1ère motivation à regarder l’émission (a pesé ~1/3 des conversations) : L’immersion dans une histoire, la projection dans un personnage – Caractéristiques du discours : expression des émotions personnelles
2ème motivation à regarder l’émission(a pesé~1/4 des conversations) : L’analyse d’un parcours de survie, l’observation des stratégies individuelles pour y parvenir – Caractéristiques du discours : expressions de points de vue rationnels et personnels
3ème motivation à regarder l’émission (a pesé presque 1/2 des conversations !) : Le suivi d’une compétition par équipe, des capacités physiques mises à l’épreuve – Caractéristiques du discours : évaluation des performances individuelles et encouragement des équipes
Les conversations se sont polarisées autour d’un thème majeur, celui de l’intégration de la machine et de l’humain, et les nouvelles formes d’émotions et de rapports qui peuvent en découler : dans les domaines amoureux, sexuel, social, commercial …

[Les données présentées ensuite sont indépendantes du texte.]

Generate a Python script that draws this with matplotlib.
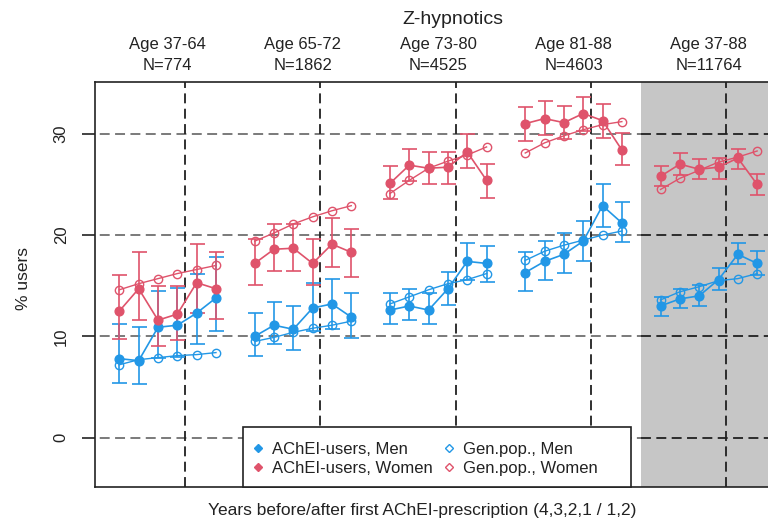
import matplotlib
matplotlib.use("Agg")
import matplotlib.pyplot as plt
from matplotlib.lines import Line2D
from matplotlib.patches import Rectangle
import numpy as np

plt.rcParams['font.family'] = ['Liberation Sans', 'DejaVu Sans']

# ---------------- data ----------------
title = "Z-hypnotics"
panel_ages = ["Age 37-64", "Age 65-72", "Age 73-80", "Age 81-88", "Age 37-88"]
panel_ns = ["N=774", "N=1862", "N=4525", "N=4603", "N=11764"]
xlabel = "Years before/after first AChEI-prescription (4,3,2,1 / 1,2)"
ylabel = "% users"
yticks = [0, 10, 20, 30]

men_users = [[7.8, 7.6, 10.9, 11.1, 12.3, 13.8],
             [10.0, 11.1, 10.7, 12.8, 13.2, 11.9],
             [12.6, 13.0, 12.6, 14.7, 17.4, 17.2],
             [16.3, 17.4, 18.1, 19.4, 22.9, 21.2],
             [13.0, 13.7, 14.0, 15.6, 18.1, 17.2]]
men_lo = [[5.4, 5.3, 7.9, 8.0, 9.2, 10.5],
          [8.1, 9.2, 8.7, 10.5, 10.7, 9.8],
          [11.2, 11.6, 11.2, 13.1, 15.6, 15.4],
          [14.5, 15.6, 16.3, 17.4, 20.8, 19.3],
          [12.0, 12.8, 13.0, 14.6, 17.1, 16.1]]
men_hi = [[11.2, 10.9, 14.5, 14.8, 16.2, 17.8],
          [12.3, 13.4, 13.0, 15.3, 15.7, 14.3],
          [14.3, 14.7, 14.3, 16.4, 19.2, 18.9],
          [18.3, 19.4, 20.2, 21.4, 25.0, 23.3],
          [13.9, 14.7, 15.1, 16.7, 19.2, 18.4]]
men_pop = [[7.2, 7.7, 7.9, 8.1, 8.2, 8.4],
           [9.5, 9.9, 10.4, 10.8, 11.1, 11.5],
           [13.2, 13.9, 14.6, 15.2, 15.6, 16.2],
           [17.5, 18.4, 19.0, 19.5, 20.0, 20.4],
           [13.6, 14.4, 14.9, 15.5, 15.7, 16.2]]
women_users = [[12.5, 14.7, 11.6, 12.2, 15.3, 14.7],
               [17.2, 18.6, 18.7, 17.2, 19.1, 18.3],
               [25.1, 26.9, 26.6, 26.7, 28.2, 25.4],
               [31.0, 31.5, 31.1, 32.0, 31.3, 28.4],
               [25.8, 27.0, 26.5, 26.7, 27.6, 25.0]]
women_lo = [[9.7, 11.6, 9.0, 9.6, 12.3, 11.7],
            [15.1, 16.5, 16.5, 15.1, 16.8, 15.9],
            [23.6, 25.3, 25.0, 25.0, 26.6, 23.7],
            [29.3, 29.9, 29.5, 30.3, 29.6, 26.9],
            [24.8, 25.9, 25.5, 25.5, 26.5, 24.0]]
women_hi = [[16.1, 18.3, 15.0, 15.0, 19.1, 18.3],
            [19.6, 21.1, 21.1, 19.6, 21.7, 20.6],
            [26.8, 28.5, 28.2, 28.2, 30.0, 27.0],
            [32.6, 33.2, 32.7, 33.6, 32.9, 30.1],
            [26.8, 28.1, 27.5, 27.6, 28.5, 26.0]]
women_pop = [[14.6, 15.2, 15.7, 16.2, 16.6, 17.0],
             [19.4, 20.2, 21.1, 21.8, 22.4, 22.9],
             [24.1, 25.4, 26.6, 27.3, 27.9, 28.7],
             [28.1, 29.1, 29.8, 30.4, 30.9, 31.2],
             [24.5, 25.6, 26.4, 27.2, 27.7, 28.3]]

legend_labels = ["AChEI-users, Men", "AChEI-users, Women", "Gen.pop., Men", "Gen.pop., Women"]

BLUE = "#2297E6"
RED = "#DF536B"
INK = "#222222"

# ---------------- figure ----------------
W, H = 768, 525
fig = plt.figure(figsize=(W / 100, H / 100), dpi=100)
ax_l, ax_r, ax_t, ax_b = 95, 779, 82, 487
ax = fig.add_axes([ax_l / W, (H - ax_b) / H, (ax_r - ax_l) / W, (ax_b - ax_t) / H])

def ax_x(px):
    return (px - ax_l) / (ax_r - ax_l)

def ax_y(py):
    return (ax_b - py) / (ax_b - ax_t)

xs0 = np.arange(6)
PSTEP = 7
ax.set_xlim(-1.26, 34.13)
ax.set_ylim(-4.87, 35.11)

# shaded overall panel
ax.add_patch(Rectangle((4 * PSTEP - 1, -10), 20, 60, facecolor="#C6C6C6", edgecolor="none", zorder=0))

dash = (0, (5.5, 3.0))
for yv in yticks:
    ax.plot([-5, 4 * PSTEP - 1], [yv, yv], color="#707070", lw=1.3, linestyle=dash, zorder=1)
    ax.plot([4 * PSTEP - 1, 40], [yv, yv], color="#202020", lw=1.3, linestyle=dash, zorder=1)
for p in range(5):
    ax.axvline(PSTEP * p + 3.4, color="#202020", lw=1.3, linestyle=dash, zorder=1)

for p in range(5):
    xs = xs0 + PSTEP * p
    # general population (open)
    ax.plot(xs, men_pop[p], color=BLUE, lw=1.0, marker='o', mfc='none', mec=BLUE, ms=6.0, mew=1.0, zorder=3)
    ax.plot(xs, women_pop[p], color=RED, lw=1.0, marker='o', mfc='none', mec=RED, ms=6.0, mew=1.0, zorder=3)
    # users (filled, with CI)
    for vals, lo, hi, c in [(men_users[p], men_lo[p], men_hi[p], BLUE),
                            (women_users[p], women_lo[p], women_hi[p], RED)]:
        v = np.array(vals)
        yerr = [v - np.array(lo), np.array(hi) - v]
        ax.errorbar(xs, v, yerr=yerr, color=c, lw=1.2, marker='o', ms=6.3, mfc=c, mec=c,
                    capsize=5.4, capthick=1.2, elinewidth=1.2, zorder=4)

# axes styling
for s in ax.spines.values():
    s.set_linewidth(1.2)
    s.set_color(INK)
ax.set_xticks([])
ax.set_yticks(yticks)
ax.set_yticklabels([str(t) for t in yticks], rotation=90, va='center', fontsize=12, color=INK)
ax.tick_params(axis='y', length=9.4, width=1.2, pad=9.5, color=INK)

# legend: custom frame + frameless legend
ax.add_patch(Rectangle((ax_x(243), 0.0), ax_x(631) - ax_x(243), ax_y(427), transform=ax.transAxes,
                       facecolor='white', edgecolor=INK, lw=1.2, zorder=9, clip_on=False))
handles = [Line2D([], [], linestyle='none', marker='D', color=BLUE, mfc=BLUE, ms=4.3),
           Line2D([], [], linestyle='none', marker='D', color=RED, mfc=RED, ms=4.3),
           Line2D([], [], linestyle='none', marker='D', color=BLUE, mfc='none', ms=4.3, mew=1.0),
           Line2D([], [], linestyle='none', marker='D', color=RED, mfc='none', ms=4.3, mew=1.0)]
leg = ax.legend(handles, legend_labels, ncol=2, loc='upper left',
                bbox_to_anchor=(ax_x(253), ax_y(442)),
                frameon=False, borderaxespad=0.0, borderpad=0.0, fontsize=12,
                handlelength=0.6, handletextpad=0.55, columnspacing=0.65,
                labelspacing=0.22)
for t in leg.get_texts():
    t.set_color(INK)
leg.set_zorder(10)

# texts
fig.text(453 / W, 1 - 19 / H, title, ha='center', va='center', fontsize=14, color=INK)
for p in range(5):
    xpx = ax.transData.transform((PSTEP * p + 2.5, 0))[0]
    fig.text(xpx / W, 1 - 45 / H, panel_ages[p], ha='center', va='center', fontsize=12, color=INK)
    fig.text(xpx / W, 1 - 66 / H, panel_ns[p], ha='center', va='center', fontsize=12, color=INK)
fig.text(23 / W, 1 - 279 / H, ylabel, rotation=90, ha='center', va='center', fontsize=12.5, color=INK)
fig.text(422 / W, 1 - 510 / H, xlabel, ha='center', va='center', fontsize=12.5, color=INK)

fig.savefig("out.png", dpi=100)
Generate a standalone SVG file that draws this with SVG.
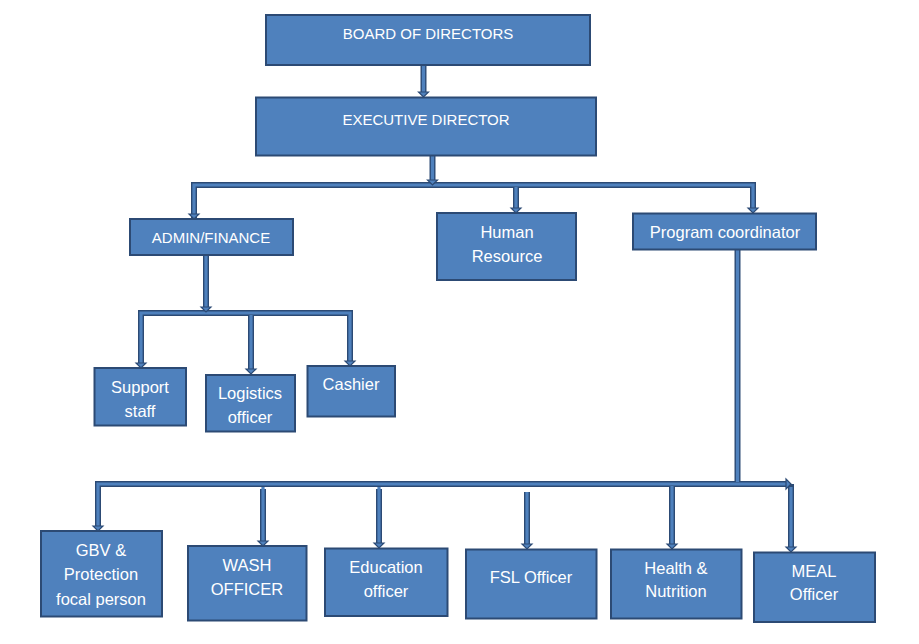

Nous avons fait un parallèle avec les débats de l’époque sur le mariage pour tous, et le besoin de se projeter dans un nouveau modèle de société.
En demi-finale, les conversations se sont centrées sur le choix de Jennifer concernant son candidat pour la finale. On a pu observer que :
- Le choix de son candidat (Olympe vs Anthony) a représenté 47% des conversations.
- Le déroulement de l’émission a pesé seulement 20%.
Mais son candidat n’a pas gagné la finale. Si Jennifer avait écouté les réseaux sociaux, sachant que le gagnant est désigné par le grand public, elle aurait peut-être fait gagner son équipe en choisissant Anthony plutôt qu’Olympe !!
Depuis ces première expérimentations, nous avons encore optimisé la méthode, en l’appliquant à des sujets aussi divers que le nucléaire ou les hamburgers (un article sera publié prochainement sur le Blog à ce propos).